Fundamentally, invoking a (non-virtual) superclass's method in C++ doesn't do
much more than forward that method to an inner struct.

    
    
        struct Reader {
          int fd;
        }
    
        struct Writer {
          int fd;
          void Write (int) {
            // *this* points to the Writer, not the ReadWriter
          }
        }
    
        int writeForMe (Writer *w) {
          // *w* points to the Writer, not the ReadWriter
        }
    
        struct ReadWriter: Reader, Writer {
        }
    

The only real difference, aside from the syntax, is that in C++ one can
dynamically convert a pointer to a Writer that is part of a ReadWriter into a
pointer to that ReadWriter, something Go doesn't support.

------
kstenerud
Here's how I've experienced languages, technologies, and paradigms over the
past 20 years of my professional career:

Step 1: settle on technology X because it fits in rather nicely for our
requirements.

Step 2: The requirements change a bit.

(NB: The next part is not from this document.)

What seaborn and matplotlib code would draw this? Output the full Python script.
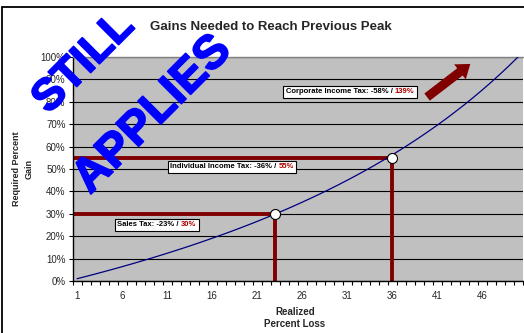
import matplotlib
matplotlib.use("Agg")
import matplotlib.pyplot as plt
from matplotlib.patches import Rectangle
from matplotlib.transforms import Bbox
import matplotlib.patheffects as pe
import numpy as np
import pandas as pd
import seaborn as sns

# Realized percent loss (category axis) and the gain required to recover it
loss = list(range(1, 51))
gain = [1.01, 2.04, 3.09, 4.17, 5.26, 6.38, 7.53, 8.70, 9.89, 11.11,
        12.36, 13.64, 14.94, 16.28, 17.65, 19.05, 20.48, 21.95, 23.46, 25.00,
        26.58, 28.21, 29.87, 31.58, 33.33, 35.14, 36.99, 38.89, 40.85, 42.86,
        44.93, 47.06, 49.25, 51.52, 53.85, 56.25, 58.73, 61.29, 63.93, 66.67,
        69.49, 72.41, 75.44, 78.57, 81.82, 85.19, 88.68, 92.31, 96.08, 100.00]

# Tax scenarios: loss taken and gain needed to get back
event_names = ["Sales Tax", "Individual Income Tax", "Corporate Income Tax"]
event_loss = [23, 36, 58]
event_gain = [30, 55, 139]
# where each callout box sits (loss, gain)
label_x = [5.45, 11.35, 24.2]
label_y = [25.2, 50.9, 84.4]

x_ticks = list(range(1, 51, 5))
y_ticks = list(range(0, 101, 10))
y_tick_labels = [f"{v}%" for v in y_ticks]

DARK_RED = "#800000"
LABEL_RED = "#B00000"

sns.set_style("ticks")
plt.rcParams["font.family"] = ["Liberation Sans", "DejaVu Sans"]

W, H = 524, 333
fig = plt.figure(figsize=(W / 100, H / 100), dpi=100)
fig.patch.set_facecolor("white")
ax = fig.add_axes([72.5 / W, (H - 281) / H, 450 / W, 224 / H])
ax.set_facecolor("#C0C0C0")

df = pd.DataFrame({"loss": loss, "gain": gain})
sns.lineplot(data=df, x="loss", y="gain", color="#000080", lw=0.9, ax=ax, zorder=3)

# drop lines from the visible scenarios to both axes
vis = [i for i in range(len(event_names)) if event_gain[i] <= 100]
for i in vis:
    ax.plot([0.5, event_loss[i]], [event_gain[i], event_gain[i]], color=DARK_RED,
            lw=2.8, solid_capstyle="butt", zorder=2)
    ax.plot([event_loss[i], event_loss[i]], [0, event_gain[i]], color=DARK_RED,
            lw=2.8, solid_capstyle="butt", zorder=2)
sns.scatterplot(x=[event_loss[i] for i in vis], y=[event_gain[i] for i in vis],
                s=52, color="white", edgecolor="black", linewidth=0.8, zorder=5, ax=ax)

# callout texts: black description, red required gain
callouts = []
for i in range(len(event_names)):
    head = f"{event_names[i]}: -{event_loss[i]}% / "
    tail = f"{event_gain[i]}%"
    t = ax.text(label_x[i], label_y[i], head, color="black", fontsize=5.5,
                fontweight="bold", ha="left", va="center", zorder=7)
    r = ax.annotate(tail, xy=(1, 0), xycoords=t, ha="left", va="bottom",
                    color=LABEL_RED, fontsize=5.5, fontweight="bold", zorder=7)
    callouts.append((t, r))

# upward arrow
ax.annotate("", xy=(44.7, 96.9), xytext=(39.9, 82.1),
            arrowprops=dict(arrowstyle="simple,head_length=9.4,head_width=13.7,tail_width=6.5",
                            mutation_scale=1, fc=DARK_RED, ec=DARK_RED, lw=0,
                            shrinkA=0, shrinkB=0), zorder=6)

ax.set_xlim(0.5, 50.5)
ax.set_ylim(0, 100)
ax.set_xticks(x_ticks)
ax.set_xticklabels([str(v) for v in x_ticks])
ax.set_xticks(np.arange(0.5, 51, 1), minor=True)
ax.tick_params(axis="x", which="major", length=0, labelsize=7, pad=7)
ax.tick_params(axis="x", which="minor", length=3, width=0.8, direction="out", color="black")
ax.set_yticks(y_ticks)
ax.set_yticklabels(y_tick_labels)
ax.tick_params(axis="y", length=3, width=0.8, labelsize=7, pad=2, color="black")
ax.grid(axis="y", color="black", lw=0.8)
ax.set_axisbelow(True)
ax.set_xlabel("")
ax.set_ylabel("")
for s in ["left", "bottom"]:
    ax.spines[s].set_color("black")
    ax.spines[s].set_linewidth(1.0)
ax.spines["top"].set_color("#808080")
ax.spines["top"].set_linewidth(1.0)
ax.spines["right"].set_visible(False)

fig.text(271 / W, 1 - 27 / H, "Gains Needed to Reach Previous Peak",
         ha="center", va="center", fontsize=9.5, fontweight="bold")
fig.text(23 / W, 1 - 169 / H, "Required Percent\nGain", rotation=90,
         ha="center", va="center", fontsize=6.5, fontweight="bold", linespacing=1.5)
fig.text(295 / W, 1 - 318 / H, "Realized\nPercent Loss", ha="center", va="center",
         fontsize=7, fontweight="bold", linespacing=1.35)

# white framed boxes behind each callout, sized to its text
fig.canvas.draw()
renderer = fig.canvas.get_renderer()
for t, r in callouts:
    bb = Bbox.union([t.get_window_extent(renderer), r.get_window_extent(renderer)])
    bb = bb.padded(2.5)
    ab = bb.transformed(ax.transAxes.inverted())
    ax.add_patch(Rectangle((ab.x0, ab.y0), ab.width, ab.height,
                           transform=ax.transAxes, fc="white", ec="black",
                           lw=0.8, zorder=6, clip_on=False))

# outer chart frame
fig.patches.append(Rectangle((1.5 / W, -0.1), 1.2, (H - 7) / H + 0.1,
                             transform=fig.transFigure, fill=False, ec="black", lw=1.3))

# stamp across the chart
for word, cx, cy, fs in [("STILL", 84, 63, 32), ("APPLIES", 153, 115, 34)]:
    fig.text(cx / W, 1 - cy / H, word, rotation=45, rotation_mode="anchor",
             ha="center", va="center", fontsize=fs, fontweight="bold",
             color="#0000FF", zorder=10,
             path_effects=[pe.withStroke(linewidth=1.2, foreground="#0000FF")])

fig.savefig("out.png", dpi=100)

Mostly you can handle it elegantly, but
there are some rough edges.

Step 3: More new requirements. Now things are starting to look pretty ugly in
places. Evangelist B says "See? I told you technology Y was the right choice!
Now look at this mess!"

Step 4: Go with technology Y on the next project.

Step 5: GOTO Step 1

------
danso
A little OT...but does anyone have insight into the historical reasons of why
inheritance seems to be the default entry point into teaching/explaining OOP
and classes? I remember learning all about inheritance in school but only
tangentially about interfaces. And looking at explainers/tutorials in the
wild, it seems that many/most start out with the classic Duck > Animal or
Thing > Car examples.

I want to chalk it up to inheritance being an inherently easier thing to think
about in real world terms, with a name that has easily-understandable
connotations, even if some of those connotations are probably harmful in the
way they muddle up via leaky abstraction when thinking computationally.
Whereas with mixins/interfaces...those terms have never made immediate sense
to me.

And yet when it comes to implementing OOP, mixins/interfaces seem so
profoundly more suitable as the go-to strategy that I wish I had learned
exclusively about them, with inheritance being left for edge cases. Maybe I
just had a bad curriculum or bad memory when it came to the lessons about
interfaces. But if there is a stronger focus on inheritance when it comes to
teaching OOP, is it due to the design of C++/Java? Or just the practicalities
of teaching OOP? Teaching about classes seems like a good first step in
teaching OOP, and teaching about inheritance requires fewer new
concepts/syntax from defining a class. Whereas mixins/interfaces require
introducing the concepts of modules.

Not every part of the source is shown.